Job — Reproduce exactly the lines below, from the first one through the line containing "264, 278, 248, 262, 265, 256]", and omit any pictures.

::::

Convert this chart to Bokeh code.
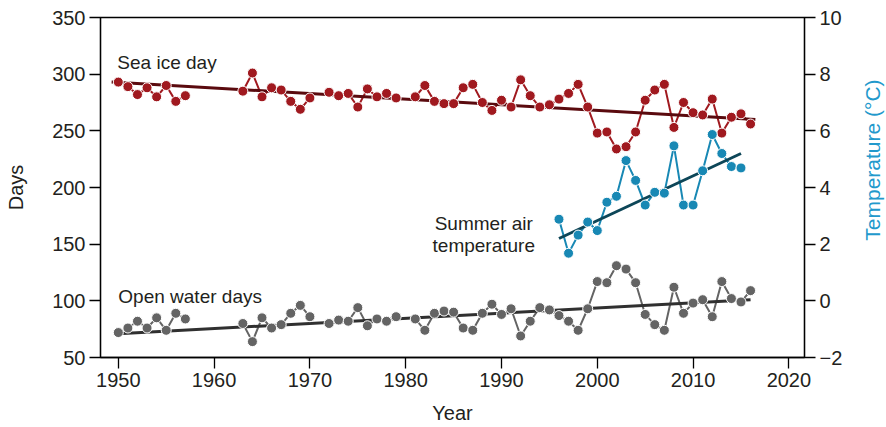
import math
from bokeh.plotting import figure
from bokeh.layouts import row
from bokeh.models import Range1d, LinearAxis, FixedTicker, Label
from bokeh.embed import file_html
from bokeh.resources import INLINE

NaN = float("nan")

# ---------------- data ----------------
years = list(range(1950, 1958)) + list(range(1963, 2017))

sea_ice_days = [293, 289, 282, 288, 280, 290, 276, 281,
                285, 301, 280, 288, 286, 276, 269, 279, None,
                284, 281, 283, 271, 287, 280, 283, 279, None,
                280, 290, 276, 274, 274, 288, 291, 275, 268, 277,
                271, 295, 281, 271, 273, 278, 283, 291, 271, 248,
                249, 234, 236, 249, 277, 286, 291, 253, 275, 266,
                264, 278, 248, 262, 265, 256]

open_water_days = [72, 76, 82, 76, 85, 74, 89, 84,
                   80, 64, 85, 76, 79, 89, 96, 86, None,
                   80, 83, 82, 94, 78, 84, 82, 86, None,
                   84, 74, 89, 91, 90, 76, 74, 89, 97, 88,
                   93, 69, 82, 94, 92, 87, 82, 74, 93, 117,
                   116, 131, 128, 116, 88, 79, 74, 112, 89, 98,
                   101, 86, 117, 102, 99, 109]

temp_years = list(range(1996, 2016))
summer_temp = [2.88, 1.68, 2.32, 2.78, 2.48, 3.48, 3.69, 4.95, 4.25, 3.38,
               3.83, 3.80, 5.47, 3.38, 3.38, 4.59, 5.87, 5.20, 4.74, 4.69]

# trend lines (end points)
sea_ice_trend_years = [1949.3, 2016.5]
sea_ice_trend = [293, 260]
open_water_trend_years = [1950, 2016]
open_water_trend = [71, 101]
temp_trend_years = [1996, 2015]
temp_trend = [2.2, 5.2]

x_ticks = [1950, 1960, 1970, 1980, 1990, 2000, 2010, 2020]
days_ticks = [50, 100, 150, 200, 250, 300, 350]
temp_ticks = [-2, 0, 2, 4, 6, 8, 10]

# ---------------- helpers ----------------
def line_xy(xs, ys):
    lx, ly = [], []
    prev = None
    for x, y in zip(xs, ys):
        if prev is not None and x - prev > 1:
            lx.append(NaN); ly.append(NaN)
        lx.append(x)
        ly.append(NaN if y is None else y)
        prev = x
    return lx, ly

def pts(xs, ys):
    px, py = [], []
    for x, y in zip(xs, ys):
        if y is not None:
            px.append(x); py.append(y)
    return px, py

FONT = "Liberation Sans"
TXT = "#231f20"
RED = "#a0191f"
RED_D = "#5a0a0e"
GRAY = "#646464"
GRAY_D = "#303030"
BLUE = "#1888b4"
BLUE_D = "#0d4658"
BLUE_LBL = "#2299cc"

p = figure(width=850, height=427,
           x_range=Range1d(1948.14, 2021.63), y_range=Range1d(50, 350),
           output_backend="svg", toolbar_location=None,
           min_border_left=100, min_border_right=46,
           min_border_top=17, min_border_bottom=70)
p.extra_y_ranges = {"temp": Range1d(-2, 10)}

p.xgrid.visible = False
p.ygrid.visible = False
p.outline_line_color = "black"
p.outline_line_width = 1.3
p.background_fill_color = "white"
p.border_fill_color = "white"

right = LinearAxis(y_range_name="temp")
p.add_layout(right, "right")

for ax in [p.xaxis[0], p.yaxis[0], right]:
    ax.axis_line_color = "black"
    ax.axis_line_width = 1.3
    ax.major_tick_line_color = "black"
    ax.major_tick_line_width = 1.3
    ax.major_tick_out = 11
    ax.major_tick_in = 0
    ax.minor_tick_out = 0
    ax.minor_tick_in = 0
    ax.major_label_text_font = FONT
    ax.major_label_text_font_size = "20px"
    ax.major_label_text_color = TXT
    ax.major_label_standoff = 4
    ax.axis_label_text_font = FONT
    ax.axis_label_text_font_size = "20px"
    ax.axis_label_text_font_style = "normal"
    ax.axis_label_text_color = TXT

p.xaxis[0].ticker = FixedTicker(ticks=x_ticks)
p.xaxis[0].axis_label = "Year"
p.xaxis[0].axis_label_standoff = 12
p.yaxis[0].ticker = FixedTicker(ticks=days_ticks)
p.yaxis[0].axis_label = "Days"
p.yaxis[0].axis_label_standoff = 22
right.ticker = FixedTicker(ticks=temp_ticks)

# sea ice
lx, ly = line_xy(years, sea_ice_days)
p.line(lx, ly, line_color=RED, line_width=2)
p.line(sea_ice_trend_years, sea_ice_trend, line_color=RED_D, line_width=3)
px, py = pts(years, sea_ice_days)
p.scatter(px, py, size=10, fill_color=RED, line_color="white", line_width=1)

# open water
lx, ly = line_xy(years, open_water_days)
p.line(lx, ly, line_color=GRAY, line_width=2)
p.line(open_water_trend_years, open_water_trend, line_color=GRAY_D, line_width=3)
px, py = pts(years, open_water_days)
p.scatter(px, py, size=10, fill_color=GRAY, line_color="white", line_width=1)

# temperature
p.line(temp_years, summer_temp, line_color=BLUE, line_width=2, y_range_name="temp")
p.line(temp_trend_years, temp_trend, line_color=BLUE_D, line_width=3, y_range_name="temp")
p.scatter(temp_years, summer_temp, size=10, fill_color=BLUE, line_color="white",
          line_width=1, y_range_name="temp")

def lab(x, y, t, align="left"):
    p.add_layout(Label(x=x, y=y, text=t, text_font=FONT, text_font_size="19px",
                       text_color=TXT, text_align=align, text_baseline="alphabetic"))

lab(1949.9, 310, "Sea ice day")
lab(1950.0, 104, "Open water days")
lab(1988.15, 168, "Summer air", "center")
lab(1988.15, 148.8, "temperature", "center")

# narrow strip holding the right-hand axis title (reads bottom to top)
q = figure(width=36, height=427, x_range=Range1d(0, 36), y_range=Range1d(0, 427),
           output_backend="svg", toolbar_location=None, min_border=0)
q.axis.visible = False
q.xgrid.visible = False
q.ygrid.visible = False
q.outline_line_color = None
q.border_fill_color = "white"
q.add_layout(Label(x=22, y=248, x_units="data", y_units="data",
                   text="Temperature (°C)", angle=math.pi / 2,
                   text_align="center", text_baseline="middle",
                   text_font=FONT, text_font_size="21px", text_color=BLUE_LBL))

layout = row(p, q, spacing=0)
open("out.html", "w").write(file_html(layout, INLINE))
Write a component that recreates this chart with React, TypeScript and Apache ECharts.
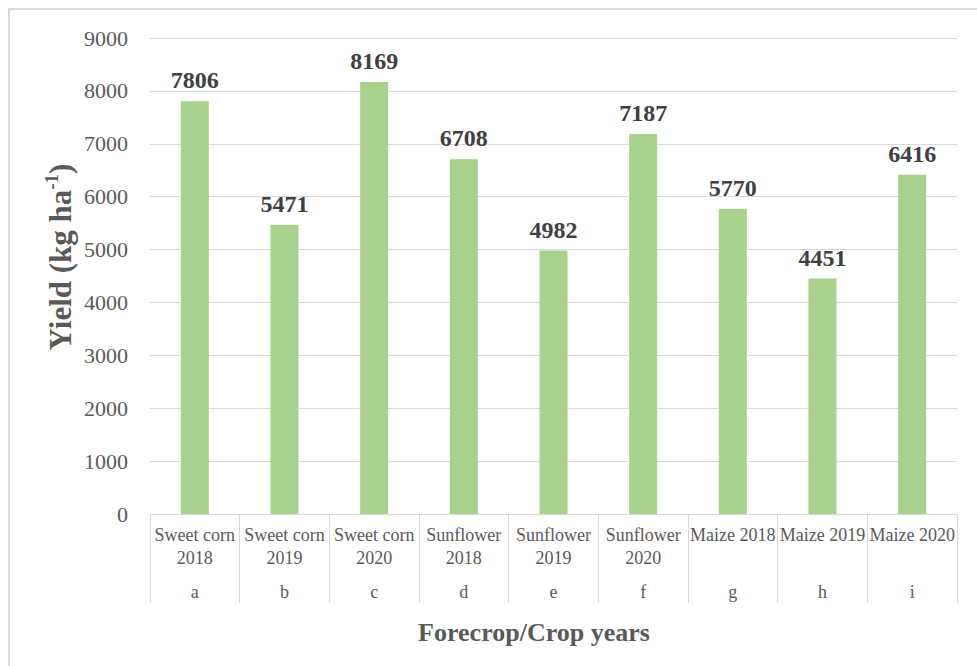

::::

Final answer —
Convert this chart to Bokeh code.
import math
from bokeh.plotting import figure
from bokeh.layouts import row
from bokeh.models import Range1d, LinearAxis, FixedTicker, Label
from bokeh.embed import file_html
from bokeh.resources import INLINE

NaN = float("nan")

# ---------------- data ----------------
years = list(range(1950, 1958)) + list(range(1963, 2017))

sea_ice_days = [293, 289, 282, 288, 280, 290, 276, 281,
                285, 301, 280, 288, 286, 276, 269, 279, None,
                284, 281, 283, 271, 287, 280, 283, 279, None,
                280, 290, 276, 274, 274, 288, 291, 275, 268, 277,
                271, 295, 281, 271, 273, 278, 283, 291, 271, 248,
                249, 234, 236, 249, 277, 286, 291, 253, 275, 266,
                264, 278, 248, 262, 265, 256]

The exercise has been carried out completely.